I am looking to carve out a piece from some 8/4 maple so I know I will have to carve out the shape on one side, then flip the stock over and carve out the same shape flipped horizontally.
Although this was only the first time I tried it, I was very cautious to place the material in the same exact spot once flipped, ensured the artwork was centered before and after flipping horizontal in Easel and I was fairly certain the same xy start position was on the lower left corner for both sides.
However, it still needed up being pretty off when I looked at either the shape carved out or the remaining stock (picture below).
I may need to watch the 30 min Inventables video I believe I saw, but I also saw this post below speaking of doweling - how would that work?
Without an exact reference is almost impossible to get a perfect match. One degree off will snowball to a bad result. Just add holes and then mirror them for the other side
Let me ask a rookie question here…how would the hole process work? Are these drilled separately or CNC cut out? I’m thinking the latter is problematic on 8/4 stock where I can cut all the way through without flipping and thereby creating the same problem. And once you have the holes, what do you use to make them attach to the wasteboard or something else for reference when you flip?

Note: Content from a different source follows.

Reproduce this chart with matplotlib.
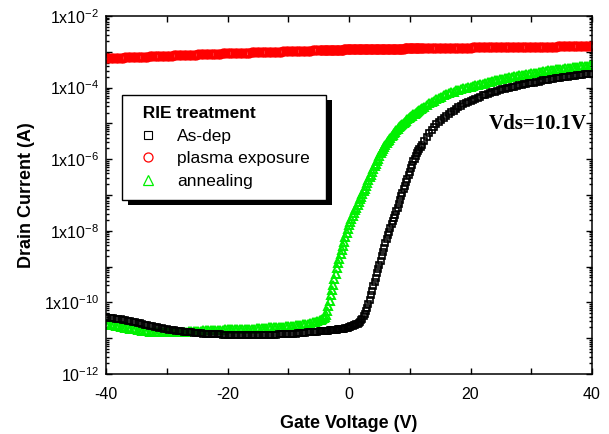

Outstanding, thank you! Somehow I just couldn’t put all the steps together in my head so this is perfect!!!
Having not done this, I’m having trouble visualizing this and just want to make sure of two things on this technique:
For step 3 where you carve the two holes in the wasteboard, does this need to be done in the same session, meaning do I need to do all of these bullets without stopping? Or if I do step 3 for the wasteboard holes once, can I re-use these holes every time I do this same job, even if I have done other jobs with other work zeros in between?
Overall, when doing this technique, it’s not critical for the work zero to be absolutely in the perfect lower left of the stock because the dowels control the precision, right?
1 - This need to be done using the same reference system, aka machine homing. I home the machine, set a work zero and carve the reference holes into the carve surface/board. Then I insert my blank over these holes and carve the same holes on the blank itself after re-zero of Z only. Then turn the blank over, using dowels and carve holes for the 3rd time. You now have a blank with aligned and matching reference holes for both sides
2 - The above method do assume the blank is slightly oversized. If you have a fixed blank size to work with I´d simply carve a slight recess to align your blank. If its oversized it is not critical.
All sounds good. So for #1, it sounds like all of these steps need to be done sequentially in that “job”, meaning that if another day we want to do this job again (and we’ve done a new work zero for another job), then we’d have to do all of these steps all the way through.
In doing so, this probably creates a lot of holes in my wasteboard, making it eventually look like swiss cheese, is that a problem? Or I guess each time we should be mindful and move the stock around so that the next set of holes doesn’t conflict with the side of an existing hole (thereby making a misshaped hole that doesn’t hold a dowel).
I often will put a sacrificial board between my stock and wasteboard to account for this, but with 8/4 stock, I can barely get the stock under the carriage, so I know I wouldn’t be able to get a sacrificial board under there that would hold a dowel.
Yeah, those holes will be “job specific” and I see the stock vs available height issues.
What one can do, if this will be a typical workflow for “you” then perhaps a pilot hole grid could be implemented, references off machine home. The accuracy will be determined by the accuracy of the machine and switches.